Name:
Location: Makati City, Metro Manila, Philippines

Friday, June 16, 2006

Government privatization plans

Below are some government assets for privatization this year:
(source, a BusinessWorld story, the date I forgot to note :-/)

1) Makati property, formerly the International School (IS) campus, along Kalayaan avenue.
48,832 sq.m. (or 4.88 hectares), with a floor price of P1.186 billion.
Interested buyers are Century properties and AMA group of companies.
This property has been on auction since 2002, but past privatization plans have failed.
Government will get 80% of the proceeds, and IS to get the 20%.

2) Government share in Maynilad Water, 84% in subscription fees in a debt-to-equity scheme with the Lopezes.
Projected revenue is at least $22.67 million.

3) Iloilo airport, 60 hectares, near SM Manduriao.
(no amount of projected revenues reported)

4) Al Amanah Islamic Investment Bank of the Philippines.

5) PNOC-EDC, to sell 25 to 30% thru IPO.
Could yield P7 billion.

2005 privatization proceeds was P2 billion, mainly from sale of government shares in PNB to Lucio Tan.

Personally, I hope to see someday that ALL government corporations, financial institutions, and their subsidiaries, and most (if not all state universities and colleges) be privatized. Why?

One, use the proceeds to pay back and retire at least P1 trillion of the P6+ trillion government debts. This huge government debts is the main reason why government keeps on raising existing taxes (eg, VAT from 10% to 12%; corporate income tax from 32% to 35%), or invent and create new taxes.

Two, make the business environment's playing field more level and competitive.

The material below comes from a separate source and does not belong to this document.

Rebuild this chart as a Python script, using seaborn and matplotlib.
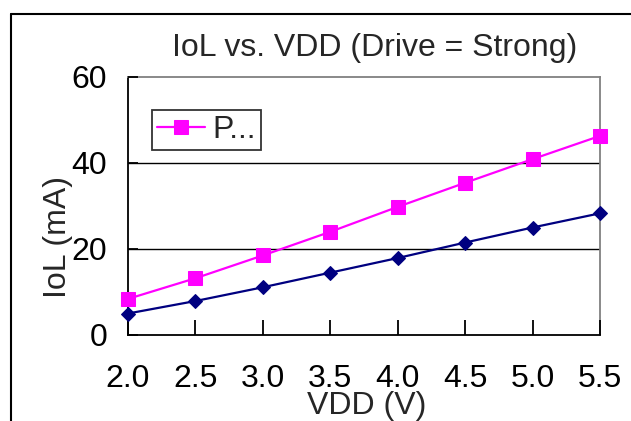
import matplotlib
matplotlib.use("Agg")
import matplotlib.pyplot as plt
import seaborn as sns
import pandas as pd
from matplotlib.lines import Line2D

vdd = [2.0, 2.5, 3.0, 3.5, 4.0, 4.5, 5.0, 5.5]
iol_p = [8.4, 13.2, 18.5, 24.0, 29.8, 35.4, 40.9, 46.3]
iol_n = [5.0, 7.9, 11.1, 14.5, 17.9, 21.5, 25.0, 28.3]
xtick_labels = ["2.0", "2.5", "3.0", "3.5", "4.0", "4.5", "5.0", "5.5"]
yticks = [0, 20, 40, 60]
legend_label = "P..."

sns.set_style("white", rc={"xtick.bottom": True, "ytick.left": True})
plt.rcParams['font.family'] = ['Liberation Sans', 'DejaVu Sans']
plt.rcParams.update({
    "xtick.direction": "in", "ytick.direction": "in",
    "xtick.major.size": 11, "ytick.major.size": 7,
    "xtick.major.width": 1.3, "ytick.major.width": 1.3,
    "xtick.color": "black", "ytick.color": "black",
    "xtick.bottom": True, "ytick.left": True,
})

FS = 23
fig = plt.figure(figsize=(6.31, 4.21), dpi=100)
W, H = 631, 421
ax = fig.add_axes([128 / W, (H - 335) / H, (600 - 128) / W, (335 - 77) / H])

df_p = pd.DataFrame({"VDD": vdd, "IoL": iol_p})
df_n = pd.DataFrame({"VDD": vdd, "IoL": iol_n})

sns.lineplot(data=df_n, x="VDD", y="IoL", ax=ax, color="#000080", marker="D",
             markersize=7, markeredgecolor="#000080", linewidth=1.6,
             clip_on=False, zorder=4)
line_n = ax.get_lines()[-1]
sns.lineplot(data=df_p, x="VDD", y="IoL", ax=ax, color="#FF00FF", marker="s",
             markersize=9.5, markeredgecolor="#FF00FF", linewidth=1.6,
             clip_on=False, zorder=5)
line_p = ax.get_lines()[-1]

ax.set_xlim(2.0, 5.5)
ax.set_ylim(0, 60)
ax.set_xticks(vdd)
ax.set_xticklabels(xtick_labels)
ax.set_yticks(yticks)
ax.set_yticklabels([str(v) for v in yticks])
ax.set_xlabel("")
ax.set_ylabel("")

for y in [20, 40]:
    ax.axhline(y, color="black", linewidth=1.0, zorder=1)

for s in ["left", "bottom"]:
    ax.spines[s].set_color("black")
    ax.spines[s].set_linewidth(1.3)
for s in ["top", "right"]:
    ax.spines[s].set_color("#808080")
    ax.spines[s].set_linewidth(1.3)

ax.tick_params(axis="x", which="major", direction="in", length=11, width=1.3,
               labelsize=FS, pad=21, color="black", labelcolor="black",
               bottom=True, top=False)
ax.tick_params(axis="y", which="major", direction="in", length=7, width=1.3,
               labelsize=FS, pad=15, color="black", labelcolor="black",
               left=True, right=False)
ax.set_axisbelow(False)

leg = ax.legend([line_p], [legend_label], loc="upper left",
                bbox_to_anchor=((152 - 128) / 472, (335 - 110) / 258),
                fontsize=FS, frameon=True, fancybox=False, borderpad=0.15,
                handlelength=1.5, handletextpad=0.25, borderaxespad=0)
leg.get_frame().set_edgecolor("black")
leg.get_frame().set_linewidth(1.3)

fig.text(375 / W, 1 - 48 / H, "IoL vs. VDD (Drive = Strong)", ha="center",
         va="center", fontsize=FS)
fig.text(367 / W, 1 - 406 / H, "VDD (V)", ha="center", va="center", fontsize=FS)
fig.text(58 / W, 1 - 237 / H, "IoL (mA)", ha="center", va="center",
         fontsize=FS, rotation=90)

fig.lines.append(Line2D([11 / W, 11 / W], [0, 1 - 14 / H], transform=fig.transFigure,
                        color="black", linewidth=1.5))
fig.lines.append(Line2D([11 / W, 1], [1 - 14 / H, 1 - 14 / H], transform=fig.transFigure,
                        color="black", linewidth=1.5))

fig.savefig("out.png", dpi=100)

And why would government have corporations and financial institutions that directly compete with private corporations and financial institutions that government milk with multiple taxes, fees and regulations, which finance the same set of regulators, politicians and bureaucrats?

Three, reduce political patronage and bribery. To placate many disgruntled supporters, administration critics (opposition politicians, media people, NGO leaders, others), win them on the side of the incumbent President, and the OP runs out of regular agencies and bureaucracies to place them as Secretaries or Executive Directors, those government corporations and financial institutions are good depositories for them. As Presidents, CEOs, members of the board, VPs, other high officials.